Ageing workforce will exacerbate NHS staffing crisisBMJ 2002; 325 doi: https://doi.org/10.1136/bmj.325.7377.1382 (Published 14 December 2002) Cite this as: BMJ 2002;325:1382
The staffing crisis in the UK health service is set to deepen, unless serious attempts are made to stave off the anticipated retirement of 15% of its workforce within the next decade, finds a new report from the independent think tank, the King's Fund.
The NHS urgently needs to direct its efforts to retaining older, experienced staff, with more flexible working policies and pension arrangements, says the report, published this week.
About 150000 of the one million NHS workforce is aged 50 or older, and therefore eligible for early retirement. The Employers Forum on Age say that there are 30% fewer women and 26% fewer men aged 16 to 24 working in the NHS than in 1986.
The effect of demographics is likely to be felt most acutely among nurses, one in five of whom on the register is aged 50 or older. The Royal College of Nursing estimates that there were 22000 nurse vacancies at the end of March 2001.
The background staff shortage among doctors also gives cause for concern. About 670 consultant posts were unfilled in England in March 2001, and there were over 1200 GP vacancies in March 2000, according to Department of Health figures. About two thirds of South Asian GPs who came to the United Kingdom in the 1960s will have retired by 2007, leaving some areas with a loss of one in four of their GPs.
A national survey of 23000 GPs carried out by the BMA last autumn showed that one in four intended to retire at age 55 to 57, and 80% said they would retire at or before 60.
General disillusionment with the NHS and feeling undervalued and unable to deliver a good service without overtime were important drivers for seeking refuge in early retirement, shows the report. Occupationally acquired injuries also featured heavily.

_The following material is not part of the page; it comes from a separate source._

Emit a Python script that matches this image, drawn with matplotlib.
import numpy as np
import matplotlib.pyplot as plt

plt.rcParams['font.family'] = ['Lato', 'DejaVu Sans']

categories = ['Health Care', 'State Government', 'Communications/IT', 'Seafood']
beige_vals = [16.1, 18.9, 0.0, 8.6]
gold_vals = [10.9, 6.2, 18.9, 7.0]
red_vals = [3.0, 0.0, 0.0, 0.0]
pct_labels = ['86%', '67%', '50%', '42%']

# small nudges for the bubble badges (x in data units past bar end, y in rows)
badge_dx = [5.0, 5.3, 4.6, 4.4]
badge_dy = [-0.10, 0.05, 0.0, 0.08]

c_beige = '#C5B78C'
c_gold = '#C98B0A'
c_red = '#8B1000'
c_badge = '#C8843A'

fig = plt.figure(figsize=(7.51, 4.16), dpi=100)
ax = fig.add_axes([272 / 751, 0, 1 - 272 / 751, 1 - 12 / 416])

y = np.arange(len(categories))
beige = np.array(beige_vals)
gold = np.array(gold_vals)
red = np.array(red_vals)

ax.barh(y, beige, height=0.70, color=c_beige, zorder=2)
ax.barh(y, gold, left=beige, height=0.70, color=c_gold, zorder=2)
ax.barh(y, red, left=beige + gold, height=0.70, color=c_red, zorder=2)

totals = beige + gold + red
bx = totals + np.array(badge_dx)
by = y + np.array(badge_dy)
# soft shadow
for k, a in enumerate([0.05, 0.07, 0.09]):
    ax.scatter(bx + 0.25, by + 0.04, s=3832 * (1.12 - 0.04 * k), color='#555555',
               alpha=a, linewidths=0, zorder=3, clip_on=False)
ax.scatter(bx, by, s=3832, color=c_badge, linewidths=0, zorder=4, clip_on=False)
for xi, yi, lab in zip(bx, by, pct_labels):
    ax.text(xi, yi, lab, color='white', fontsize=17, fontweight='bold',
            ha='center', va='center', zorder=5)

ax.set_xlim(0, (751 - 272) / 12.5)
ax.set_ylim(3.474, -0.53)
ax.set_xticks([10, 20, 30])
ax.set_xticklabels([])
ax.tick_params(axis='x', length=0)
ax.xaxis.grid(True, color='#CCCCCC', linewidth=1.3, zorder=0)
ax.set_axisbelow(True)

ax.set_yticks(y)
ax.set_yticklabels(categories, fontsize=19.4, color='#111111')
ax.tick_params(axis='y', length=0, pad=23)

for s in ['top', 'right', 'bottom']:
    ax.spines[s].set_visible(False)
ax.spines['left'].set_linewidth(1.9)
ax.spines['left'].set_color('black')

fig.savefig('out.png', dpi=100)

The report calls for the adoption of policies championed by the retail and finance sectors, such as targeted recruitment, lifelong learning, paid leave for carers, flexible retirement and pension options, and mid-life career planning courses.
Human resources must become a central tenet of the performance management framework, it urges, concluding: “Staff are the lifeblood of the NHS and recruiting and retaining them must be a major priority on every board agenda.”

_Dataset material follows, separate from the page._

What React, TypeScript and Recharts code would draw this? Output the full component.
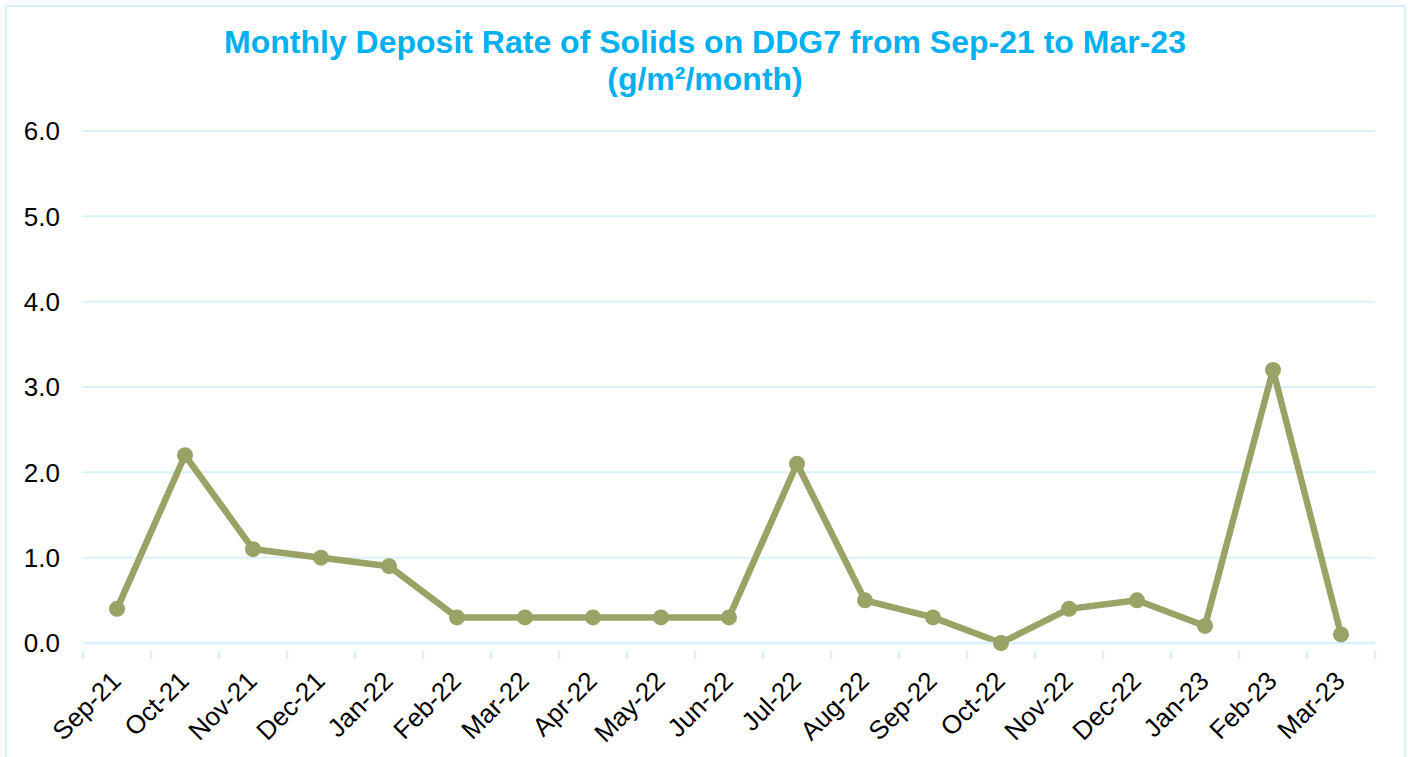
import { LineChart, Line, XAxis, YAxis, CartesianGrid } from 'recharts'

const months = [
  'Sep-21', 'Oct-21', 'Nov-21', 'Dec-21', 'Jan-22', 'Feb-22', 'Mar-22', 'Apr-22', 'May-22', 'Jun-22',
  'Jul-22', 'Aug-22', 'Sep-22', 'Oct-22', 'Nov-22', 'Dec-22', 'Jan-23', 'Feb-23', 'Mar-23',
]
const depositRate = [0.4, 2.2, 1.1, 1.0, 0.9, 0.3, 0.3, 0.3, 0.3, 0.3, 2.1, 0.5, 0.3, 0.0, 0.4, 0.5, 0.2, 3.2, 0.1]
const yTicks = [0, 1, 2, 3, 4, 5, 6]

const data = months.map((m, i) => ({ month: m, value: depositRate[i] }))

const W = 1408
const H = 757
const MARGIN = { top: 131, right: 33, bottom: 14, left: 23 }
const Y_AXIS_W = 60
const X_AXIS_H = 100
const PLOT_W = W - MARGIN.left - MARGIN.right - Y_AXIS_W
const BAND = PLOT_W / months.length

const GRID = '#d9f1fb'
const LINE = '#9ba265'
const FONT = 'Arial, "Liberation Sans", sans-serif'

function MonthTick(props: any) {
  const { x, y, payload, index } = props
  const last = index === months.length - 1
  return (
    <g>
      <line x1={x - BAND / 2} x2={x - BAND / 2} y1={y} y2={y + 8} stroke={GRID} strokeWidth={2.5} />
      {last && <line x1={x + BAND / 2} x2={x + BAND / 2} y1={y} y2={y + 8} stroke={GRID} strokeWidth={2.5} />}
      <g transform={`translate(${x - 1},${y + 25})`}>
        <text transform="rotate(-45)" textAnchor="end" dy="0.35em" fontSize={26} fill="#000" fontFamily={FONT}>
          {payload.value}
        </text>
      </g>
    </g>
  )
}

export default function App() {
  return (
    <div style={{ position: 'absolute', left: 0, top: 0, width: W, height: H, overflow: 'hidden', background: '#fff' }}>
      <div
        style={{
          position: 'absolute',
          left: 5,
          top: 5,
          width: 1397,
          height: 800,
          border: `2px solid ${GRID}`,
        }}
      />
      <div
        style={{
          position: 'absolute',
          left: 0,
          top: 24,
          width: 1410,
          textAlign: 'center',
          color: '#00b0f0',
          fontFamily: FONT,
          fontWeight: 'bold',
          fontSize: 32,
          lineHeight: '37px',
        }}
      >
        Monthly Deposit Rate of Solids on DDG7 from Sep-21 to Mar-23
        <br />
        (g/m²/month)
      </div>
      <div style={{ position: 'absolute', left: 0, top: 0 }}>
        <LineChart width={W} height={H} data={data} margin={MARGIN}>
          <CartesianGrid vertical={false} stroke={GRID} strokeWidth={2} />
          <XAxis
            dataKey="month"
            interval={0}
            height={X_AXIS_H}
            padding={{ left: BAND / 2, right: BAND / 2 }}
            axisLine={{ stroke: GRID, strokeWidth: 2.5 }}
            tickLine={false}
            tick={<MonthTick />}
          />
          <YAxis
            domain={[0, 6]}
            ticks={yTicks}
            width={Y_AXIS_W}
            axisLine={false}
            tickLine={false}
            tickMargin={17}
            tickFormatter={(v) => v.toFixed(1)}
            tick={{ fontSize: 26, fill: '#000', fontFamily: FONT }}
          />
          <Line
            type="linear"
            dataKey="value"
            stroke={LINE}
            strokeWidth={6.5}
            strokeLinejoin="round"
            dot={{ r: 8, fill: LINE, stroke: LINE, strokeWidth: 0 }}
            isAnimationActive={false}
          />
        </LineChart>
      </div>
    </div>
  )
}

Alastair Henderson, policy manager for the NHS Confederation, which represents employers, said that the NHS recognised the problems and had already taken several steps to remedy the situation.
But he said: “Changes in pension arrangements are not easy to grant locally, and can take decades to do. But we are fully aware of the age issue.”
Sam Mercer, campaigns director for the Employers Forum on Age, said that the statistics were “frightening.”